## Short task
Begin at the first line below and copy each line exactly, ending with the line where "const xTitle = 'Milling time (h)';" appears.

## Information supplied

================

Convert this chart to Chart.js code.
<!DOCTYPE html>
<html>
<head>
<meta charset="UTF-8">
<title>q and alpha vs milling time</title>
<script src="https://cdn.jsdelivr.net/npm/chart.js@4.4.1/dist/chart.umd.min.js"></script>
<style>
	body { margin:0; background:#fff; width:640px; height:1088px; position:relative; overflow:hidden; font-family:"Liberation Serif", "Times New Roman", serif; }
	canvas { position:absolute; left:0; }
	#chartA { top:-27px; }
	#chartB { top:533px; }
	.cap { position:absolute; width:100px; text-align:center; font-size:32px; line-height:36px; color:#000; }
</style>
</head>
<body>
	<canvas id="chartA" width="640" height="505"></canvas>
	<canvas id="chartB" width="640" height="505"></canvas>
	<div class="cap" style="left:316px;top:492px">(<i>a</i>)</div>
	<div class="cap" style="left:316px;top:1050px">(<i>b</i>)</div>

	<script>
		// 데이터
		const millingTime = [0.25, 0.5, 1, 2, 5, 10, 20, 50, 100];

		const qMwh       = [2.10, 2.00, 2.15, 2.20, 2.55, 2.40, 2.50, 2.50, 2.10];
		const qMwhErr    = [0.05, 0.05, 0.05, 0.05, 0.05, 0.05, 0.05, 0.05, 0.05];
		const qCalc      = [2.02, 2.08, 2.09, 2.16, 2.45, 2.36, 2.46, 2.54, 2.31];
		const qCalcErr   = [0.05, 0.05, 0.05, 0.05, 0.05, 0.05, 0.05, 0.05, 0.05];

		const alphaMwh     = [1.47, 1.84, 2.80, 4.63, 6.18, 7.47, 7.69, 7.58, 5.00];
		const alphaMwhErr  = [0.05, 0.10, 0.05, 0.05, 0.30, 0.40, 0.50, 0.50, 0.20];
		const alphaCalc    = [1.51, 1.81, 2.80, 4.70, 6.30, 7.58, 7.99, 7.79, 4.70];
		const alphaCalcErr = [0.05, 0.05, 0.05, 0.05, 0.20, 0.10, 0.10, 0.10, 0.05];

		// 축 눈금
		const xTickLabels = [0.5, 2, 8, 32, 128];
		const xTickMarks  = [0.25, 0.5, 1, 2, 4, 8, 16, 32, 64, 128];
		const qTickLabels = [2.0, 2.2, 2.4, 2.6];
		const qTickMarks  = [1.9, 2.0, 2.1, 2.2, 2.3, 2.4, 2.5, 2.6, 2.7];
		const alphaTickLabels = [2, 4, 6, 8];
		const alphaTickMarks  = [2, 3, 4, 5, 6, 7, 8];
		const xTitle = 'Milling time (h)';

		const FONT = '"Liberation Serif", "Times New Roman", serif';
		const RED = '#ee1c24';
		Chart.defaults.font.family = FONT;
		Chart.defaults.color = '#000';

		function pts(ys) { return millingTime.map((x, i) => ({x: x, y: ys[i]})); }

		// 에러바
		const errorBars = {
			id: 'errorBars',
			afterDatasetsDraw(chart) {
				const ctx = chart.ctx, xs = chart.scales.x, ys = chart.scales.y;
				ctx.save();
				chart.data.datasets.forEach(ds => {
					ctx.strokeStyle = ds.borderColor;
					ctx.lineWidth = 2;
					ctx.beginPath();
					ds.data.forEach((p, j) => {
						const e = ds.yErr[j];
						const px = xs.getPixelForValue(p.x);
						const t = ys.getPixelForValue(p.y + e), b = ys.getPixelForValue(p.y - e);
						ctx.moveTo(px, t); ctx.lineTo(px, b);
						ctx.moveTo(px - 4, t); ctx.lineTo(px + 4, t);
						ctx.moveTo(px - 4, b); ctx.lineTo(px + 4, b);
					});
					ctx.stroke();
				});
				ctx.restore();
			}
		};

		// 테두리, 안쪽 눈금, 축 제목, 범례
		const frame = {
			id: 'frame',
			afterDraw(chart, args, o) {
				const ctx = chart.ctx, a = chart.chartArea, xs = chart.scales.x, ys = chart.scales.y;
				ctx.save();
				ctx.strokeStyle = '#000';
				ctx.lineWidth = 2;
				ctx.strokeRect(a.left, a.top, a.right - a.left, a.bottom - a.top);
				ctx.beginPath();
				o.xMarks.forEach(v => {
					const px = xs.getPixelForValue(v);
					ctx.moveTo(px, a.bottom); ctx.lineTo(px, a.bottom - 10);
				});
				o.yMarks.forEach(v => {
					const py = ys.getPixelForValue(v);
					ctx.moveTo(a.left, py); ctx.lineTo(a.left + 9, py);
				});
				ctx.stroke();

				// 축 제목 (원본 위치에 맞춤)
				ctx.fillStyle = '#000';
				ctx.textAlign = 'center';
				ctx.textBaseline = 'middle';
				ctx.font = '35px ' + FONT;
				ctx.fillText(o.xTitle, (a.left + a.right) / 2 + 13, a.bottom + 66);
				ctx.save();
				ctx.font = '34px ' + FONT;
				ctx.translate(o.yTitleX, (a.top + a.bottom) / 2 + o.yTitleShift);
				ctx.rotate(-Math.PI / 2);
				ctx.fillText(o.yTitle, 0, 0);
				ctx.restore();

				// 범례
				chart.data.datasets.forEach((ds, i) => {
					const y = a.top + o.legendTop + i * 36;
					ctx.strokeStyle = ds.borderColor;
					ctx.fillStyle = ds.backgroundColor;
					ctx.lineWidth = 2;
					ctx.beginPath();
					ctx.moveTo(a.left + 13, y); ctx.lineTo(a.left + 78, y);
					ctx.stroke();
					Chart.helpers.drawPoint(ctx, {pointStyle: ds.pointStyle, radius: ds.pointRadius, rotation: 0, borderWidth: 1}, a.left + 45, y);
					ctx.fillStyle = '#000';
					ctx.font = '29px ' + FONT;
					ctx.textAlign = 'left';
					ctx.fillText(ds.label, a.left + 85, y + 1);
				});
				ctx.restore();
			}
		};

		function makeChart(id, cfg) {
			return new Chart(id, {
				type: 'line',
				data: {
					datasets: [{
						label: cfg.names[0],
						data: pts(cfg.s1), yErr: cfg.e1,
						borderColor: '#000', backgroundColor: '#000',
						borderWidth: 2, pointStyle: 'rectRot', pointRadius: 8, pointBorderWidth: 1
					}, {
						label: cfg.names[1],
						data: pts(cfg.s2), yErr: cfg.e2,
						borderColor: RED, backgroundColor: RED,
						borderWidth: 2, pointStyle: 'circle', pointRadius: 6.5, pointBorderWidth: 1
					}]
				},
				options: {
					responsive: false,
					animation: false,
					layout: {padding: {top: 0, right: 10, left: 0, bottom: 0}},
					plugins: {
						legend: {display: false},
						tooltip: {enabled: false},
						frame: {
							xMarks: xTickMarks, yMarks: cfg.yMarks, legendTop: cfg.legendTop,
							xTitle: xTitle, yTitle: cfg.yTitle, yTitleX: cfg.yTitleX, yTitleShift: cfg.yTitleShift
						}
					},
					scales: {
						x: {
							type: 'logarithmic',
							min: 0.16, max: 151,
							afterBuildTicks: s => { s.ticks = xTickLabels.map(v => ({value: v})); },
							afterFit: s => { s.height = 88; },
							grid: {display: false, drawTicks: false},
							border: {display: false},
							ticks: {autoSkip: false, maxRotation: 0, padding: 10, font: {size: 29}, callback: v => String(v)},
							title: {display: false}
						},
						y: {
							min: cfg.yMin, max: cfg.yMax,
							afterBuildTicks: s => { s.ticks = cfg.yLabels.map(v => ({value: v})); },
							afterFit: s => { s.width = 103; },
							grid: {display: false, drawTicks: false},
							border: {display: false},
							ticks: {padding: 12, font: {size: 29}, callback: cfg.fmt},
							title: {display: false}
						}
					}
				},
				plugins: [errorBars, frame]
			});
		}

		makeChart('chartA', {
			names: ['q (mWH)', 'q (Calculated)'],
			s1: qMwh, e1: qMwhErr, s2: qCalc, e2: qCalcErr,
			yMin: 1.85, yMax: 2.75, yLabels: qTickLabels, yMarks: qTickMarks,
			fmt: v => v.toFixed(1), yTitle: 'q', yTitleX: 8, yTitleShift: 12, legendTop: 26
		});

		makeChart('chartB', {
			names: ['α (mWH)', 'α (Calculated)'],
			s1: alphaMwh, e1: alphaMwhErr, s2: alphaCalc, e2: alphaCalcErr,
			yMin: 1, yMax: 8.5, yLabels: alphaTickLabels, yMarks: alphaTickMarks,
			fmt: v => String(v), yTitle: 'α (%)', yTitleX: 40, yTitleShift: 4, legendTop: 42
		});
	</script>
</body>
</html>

================

## Answer below
Convert this chart to Chart.js code.
<!DOCTYPE html>
<html>
<head>
<meta charset="UTF-8">
<title>q and alpha vs milling time</title>
<script src="https://cdn.jsdelivr.net/npm/chart.js@4.4.1/dist/chart.umd.min.js"></script>
<style>
	body { margin:0; background:#fff; width:640px; height:1088px; position:relative; overflow:hidden; font-family:"Liberation Serif", "Times New Roman", serif; }
	canvas { position:absolute; left:0; }
	#chartA { top:-27px; }
	#chartB { top:533px; }
	.cap { position:absolute; width:100px; text-align:center; font-size:32px; line-height:36px; color:#000; }
</style>
</head>
<body>
	<canvas id="chartA" width="640" height="505"></canvas>
	<canvas id="chartB" width="640" height="505"></canvas>
	<div class="cap" style="left:316px;top:492px">(<i>a</i>)</div>
	<div class="cap" style="left:316px;top:1050px">(<i>b</i>)</div>

	<script>
		// 데이터
		const millingTime = [0.25, 0.5, 1, 2, 5, 10, 20, 50, 100];

		const qMwh       = [2.10, 2.00, 2.15, 2.20, 2.55, 2.40, 2.50, 2.50, 2.10];
		const qMwhErr    = [0.05, 0.05, 0.05, 0.05, 0.05, 0.05, 0.05, 0.05, 0.05];
		const qCalc      = [2.02, 2.08, 2.09, 2.16, 2.45, 2.36, 2.46, 2.54, 2.31];
		const qCalcErr   = [0.05, 0.05, 0.05, 0.05, 0.05, 0.05, 0.05, 0.05, 0.05];

		const alphaMwh     = [1.47, 1.84, 2.80, 4.63, 6.18, 7.47, 7.69, 7.58, 5.00];
		const alphaMwhErr  = [0.05, 0.10, 0.05, 0.05, 0.30, 0.40, 0.50, 0.50, 0.20];
		const alphaCalc    = [1.51, 1.81, 2.80, 4.70, 6.30, 7.58, 7.99, 7.79, 4.70];
		const alphaCalcErr = [0.05, 0.05, 0.05, 0.05, 0.20, 0.10, 0.10, 0.10, 0.05];

		// 축 눈금
		const xTickLabels = [0.5, 2, 8, 32, 128];
		const xTickMarks  = [0.25, 0.5, 1, 2, 4, 8, 16, 32, 64, 128];
		const qTickLabels = [2.0, 2.2, 2.4, 2.6];
		const qTickMarks  = [1.9, 2.0, 2.1, 2.2, 2.3, 2.4, 2.5, 2.6, 2.7];
		const alphaTickLabels = [2, 4, 6, 8];
		const alphaTickMarks  = [2, 3, 4, 5, 6, 7, 8];
		const xTitle = 'Milling time (h)';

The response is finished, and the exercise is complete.